Cadenza is an exercise in rumpled
and leonine Lisztian rhetoric.
Maestoso is touched
with gamelan. The tangle of ideas is endlessly fascinating
and the whole thing is recorded with gripping address.
Triste finds
space for an oboe song in slow unwind and disclosure over
a dripping piano pattern. At the end there is a stunningly
spare brass fanfare with no drama about it yet it is deeply
affecting.
Lux is, in Korhonen's apposite words, a
pianist's pilgrimage through a hall of mirrors.

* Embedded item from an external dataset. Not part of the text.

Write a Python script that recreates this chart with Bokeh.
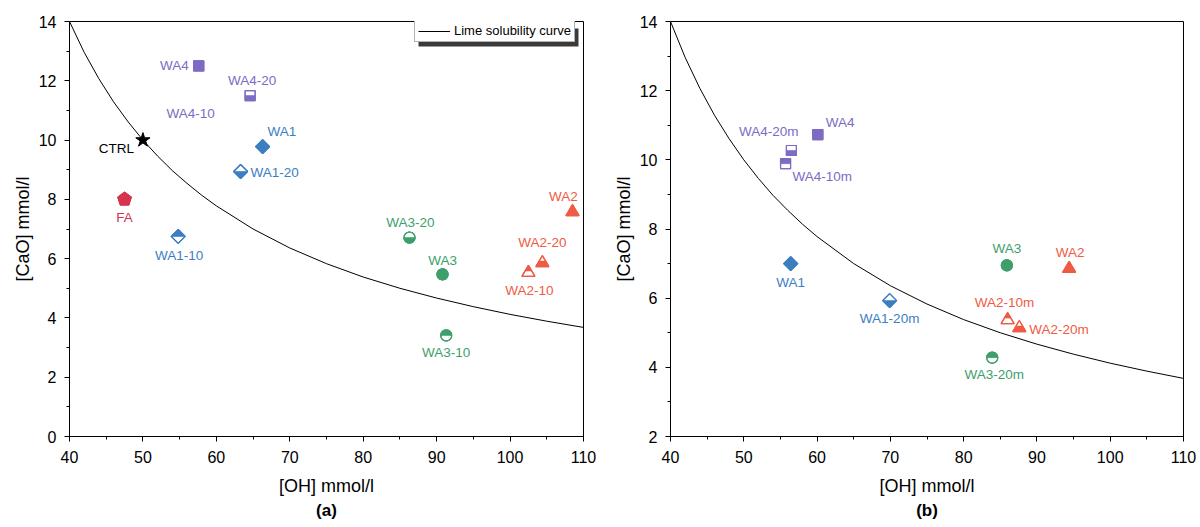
import math
from bokeh.plotting import figure
from bokeh.models import (FixedTicker, Legend, LegendItem, BoxAnnotation, Title,
                          ColumnDataSource)
from bokeh.layouts import row
from bokeh.core.properties import value
from bokeh.embed import file_html
from bokeh.resources import INLINE

# ---------------- data ----------------
# lime solubility curve
curve_oh = [40, 42, 44, 46, 48, 50, 52, 54, 56, 58, 60, 65, 70, 75, 80, 85, 90, 95, 100, 105, 110]
curve_cao = [14.00, 12.96, 12.07, 11.29, 10.61, 10.00, 9.46, 8.97, 8.54, 8.14, 7.78, 7.00,
             6.36, 5.83, 5.38, 5.00, 4.67, 4.38, 4.12, 3.89, 3.68]

# panel (a)
a_labels = ["WA4", "WA4-20", "WA4-10", "CTRL", "WA1", "WA1-20", "FA", "WA1-10",
            "WA3-20", "WA3", "WA3-10", "WA2", "WA2-20", "WA2-10"]
a_oh = [57.6, 64.6, 56.5, 50.0, 66.3, 63.3, 47.5, 54.8, 86.3, 90.8, 91.3, 108.5, 104.4, 102.5]
a_cao = [12.5, 11.5, 10.9, 10.0, 9.78, 8.94, 8.0, 6.75, 6.71, 5.47, 3.41, 7.62, 5.90, 5.57]

# panel (b)
b_labels = ["WA4", "WA4-20m", "WA4-10m", "WA1", "WA1-20m", "WA3", "WA2",
            "WA2-10m", "WA2-20m", "WA3-20m"]
b_oh = [60.1, 56.5, 55.7, 56.4, 69.9, 85.9, 94.4, 86.0, 87.6, 83.9]
b_cao = [10.73, 10.27, 9.89, 7.00, 5.93, 6.95, 6.89, 5.41, 5.18, 4.28]

# ---------------- styles ----------------
PURPLE = "#7E6BC4"
BLUE = "#3D7EC1"
GREEN = "#3E9F6C"
RED = "#EF5B44"
CRIMSON = "#D6334F"
FONT = "Liberation Sans"

a_shape = ["square", "square", None, "star", "diamond", "diamond", "pentagon", "diamond",
           "circle", "circle", "circle", "triangle", "triangle", "triangle"]
a_part = ["full", "bottom", None, "full", "full", "bottom", "full", "top",
          "bottom", "full", "top", "full", "bottom", "top"]
a_color = [PURPLE, PURPLE, PURPLE, "black", BLUE, BLUE, CRIMSON, BLUE,
           GREEN, GREEN, GREEN, RED, RED, RED]
a_dx = [-10, 2, 0, -9, 5, 10, 0, 1, 1, 0, 0, -9, 0, 1]
a_dy = [0, -15, 0, 8, -15, 1, 18, 19, -15, -14, 17, -14, -19, 19]
a_align = ["right", "center", "center", "right", "left", "left", "center", "center",
           "center", "center", "center", "center", "center", "center"]

b_shape = ["square", "square", "square", "diamond", "diamond", "circle", "triangle",
           "triangle", "triangle", "circle"]
b_part = ["full", "bottom", "top", "full", "bottom", "full", "full", "top", "bottom", "top"]
b_color = [PURPLE, PURPLE, PURPLE, BLUE, BLUE, GREEN, RED, RED, RED, GREEN]
b_dx = [8, 7, 7, 0, 0, 0, 1, -3, 10, 2]
b_dy = [-12, -19, 13, 19, 18, -17, -15, -16, 3, 17]
b_align = ["left", "right", "left", "center", "center", "center", "center", "center",
           "left", "center"]

FRAME_H = 415


def shape_offsets(kind, part):
    """pixel offsets (dx, dy) with y up."""
    if kind == "square":
        a = 5
        if part == "bottom":
            return [(-a, -a), (a, -a), (a, 0), (-a, 0)]
        if part == "top":
            return [(-a, 0), (a, 0), (a, a), (-a, a)]
        return [(-a, -a), (a, -a), (a, a), (-a, a)]
    if kind == "diamond":
        r = 7
        if part == "bottom":
            return [(-r, 0), (0, -r), (r, 0)]
        if part == "top":
            return [(-r, 0), (0, r), (r, 0)]
        return [(-r, 0), (0, -r), (r, 0), (0, r)]
    if kind == "circle":
        r = 5.5
        if part == "bottom":
            angs = [math.pi + math.pi * i / 16 for i in range(17)]
        elif part == "top":
            angs = [math.pi * i / 16 for i in range(17)]
        else:
            angs = [2 * math.pi * i / 32 for i in range(32)]
        return [(r * math.cos(t), r * math.sin(t)) for t in angs]
    if kind == "triangle":
        w, top, bot = 6.5, 6.0, -5.0
        mid = (top + bot) / 2
        hw = w * (top - mid) / (top - bot)
        if part == "bottom":
            return [(-w, bot), (w, bot), (hw, mid), (-hw, mid)]
        if part == "top":
            return [(-hw, mid), (hw, mid), (0, top)]
        return [(-w, bot), (w, bot), (0, top)]
    if kind == "pentagon":
        r = 7
        return [(r * math.cos(math.pi / 2 + 2 * math.pi * i / 5),
                 r * math.sin(math.pi / 2 + 2 * math.pi * i / 5)) for i in range(5)]
    return []


def make_panel(oh, cao, labels, shapes, parts, colors, dxs, dys, aligns,
               ymin, ymax, frame_w, border_l, border_r, tag, legend=False):
    p = figure(frame_width=frame_w, frame_height=FRAME_H,
               x_range=(40, 110), y_range=(ymin, ymax),
               output_backend="svg", toolbar_location=None,
               min_border_left=border_l, min_border_right=border_r,
               min_border_top=21, min_border_bottom=91,
               background_fill_color="white", border_fill_color="white")
    p.grid.visible = False
    p.outline_line_color = "black"
    p.outline_line_width = 1
    p.outline_line_alpha = 1

    sx = frame_w / 70.0
    sy = FRAME_H / float(ymax - ymin)

    for ax in (p.xaxis[0], p.yaxis[0]):
        ax.axis_line_color = "black"
        ax.major_tick_line_color = "black"
        ax.minor_tick_line_color = "black"
        ax.major_tick_in = 0
        ax.major_tick_out = 5
        ax.minor_tick_in = 0
        ax.minor_tick_out = 3
        ax.major_label_text_font = FONT
        ax.major_label_text_font_size = "16px"
        ax.major_label_text_color = "black"
        ax.axis_label_text_font = FONT
        ax.axis_label_text_font_size = "18px"
        ax.axis_label_text_font_style = "normal"
        ax.axis_label_text_color = "black"
    p.xaxis[0].ticker = FixedTicker(ticks=list(range(40, 111, 10)),
                                    minor_ticks=list(range(45, 110, 10)))
    p.yaxis[0].ticker = FixedTicker(ticks=list(range(ymin, ymax + 1, 2)),
                                    minor_ticks=list(range(ymin + 1, ymax, 2)))
    p.xaxis[0].axis_label = "[OH] mmol/l"
    p.yaxis[0].axis_label = "[CaO] mmol/l"
    p.xaxis[0].major_label_standoff = 9
    p.yaxis[0].major_label_standoff = 8
    p.xaxis[0].axis_label_standoff = 10
    p.yaxis[0].axis_label_standoff = 3

    curve = p.line(curve_oh, curve_cao, line_color="black", line_width=1)

    if legend:
        # shadow of the legend box
        def px2x(px):
            return 40 + px / sx

        def py2y(py):
            return ymax - py / sy
        p.add_layout(BoxAnnotation(left=px2x(349), right=px2x(509),
                                   top=py2y(7), bottom=py2y(25),
                                   fill_color="#3a3a3a", fill_alpha=1,
                                   line_alpha=0))
        lg = Legend(items=[LegendItem(label="Lime solubility curve", renderers=[curve])],
                    location=(345, 394), padding=3, spacing=0,
                    glyph_width=32, glyph_height=12, label_height=12,
                    label_standoff=4, label_text_font=FONT,
                    label_text_font_size="13px", label_text_color="black",
                    border_line_color="#666666", border_line_width=1,
                    background_fill_color="white", background_fill_alpha=1,
                    margin=0)
        p.add_layout(lg)

    # markers built as polygons (to allow half-filled symbols)
    out_xs, out_ys, out_c = [], [], []
    fill_xs, fill_ys, fill_c = [], [], []
    star_x, star_y = [], []
    for x, y, kind, part, c in zip(oh, cao, shapes, parts, colors):
        if kind is None:
            continue
        if kind == "star":
            star_x.append(x)
            star_y.append(y)
            continue
        full = shape_offsets(kind, "full")
        out_xs.append([x + dx / sx for dx, dy in full])
        out_ys.append([y + dy / sy for dx, dy in full])
        out_c.append(c)
        half = shape_offsets(kind, part)
        fill_xs.append([x + dx / sx for dx, dy in half])
        fill_ys.append([y + dy / sy for dx, dy in half])
        fill_c.append(c)
    p.patches(out_xs, out_ys, fill_color="white", line_color=out_c, line_width=1.2)
    p.patches(fill_xs, fill_ys, fill_color=fill_c, line_color=fill_c, line_width=0.6)
    p.patches(out_xs, out_ys, fill_alpha=0, line_color=out_c, line_width=1.2)
    if star_x:
        p.scatter(star_x, star_y, marker="star", size=15, fill_color="black",
                  line_color="black")

    src = ColumnDataSource(dict(x=oh, y=cao, t=labels, dx=dxs, dy=dys, al=aligns, c=colors))
    p.text(x="x", y="y", text="t", x_offset="dx", y_offset="dy", text_align="al",
           text_baseline="middle", text_color="c", text_font=value(FONT),
           text_font_size="13.5px", source=src)

    p.add_layout(Title(text=tag, align="center", text_font=FONT,
                       text_font_size="17px", text_font_style="bold",
                       text_color="black", standoff=0), "below")
    return p


pa = make_panel(a_oh, a_cao, a_labels, a_shape, a_part, a_color, a_dx, a_dy, a_align,
                0, 14, 514, 69, 17, "(a)", legend=True)
pb = make_panel(b_oh, b_cao, b_labels, b_shape, b_part, b_color, b_dx, b_dy, b_align,
                2, 14, 513, 70, 17, "(b)")

layout = row(pa, pb)
open("out.html", "w").write(file_html(layout, INLINE))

The whole
landscape is crazed and fractured with shards hanging in
mid-air, scattered on the floor and above and on either side
and in front and behind.
From
three years later comes the single movement shiver and shudder
of the
Sinfonietta. It is for the most part
headlong and floods dominantly forward. It recalls the Americana
of William Schuman – and what a revolutionary he was. It
would play well alongside Schuman's big single movement pieces
with drum asserted punctuation, hammered-out brass and rushing
strings.
A
prize for the domino-themed design of the foldout leaflet.
It simultaneously manages stylish and legible. A triumph.
If
you would like to explore further then there is more Hakola
on Ondine: ODE1063-2 Clarinet Concerto; ODE 960-2 Clarinet
Quintet.
The
two works heard on the disc under review are given in what
seem impressively accurate and clear performances.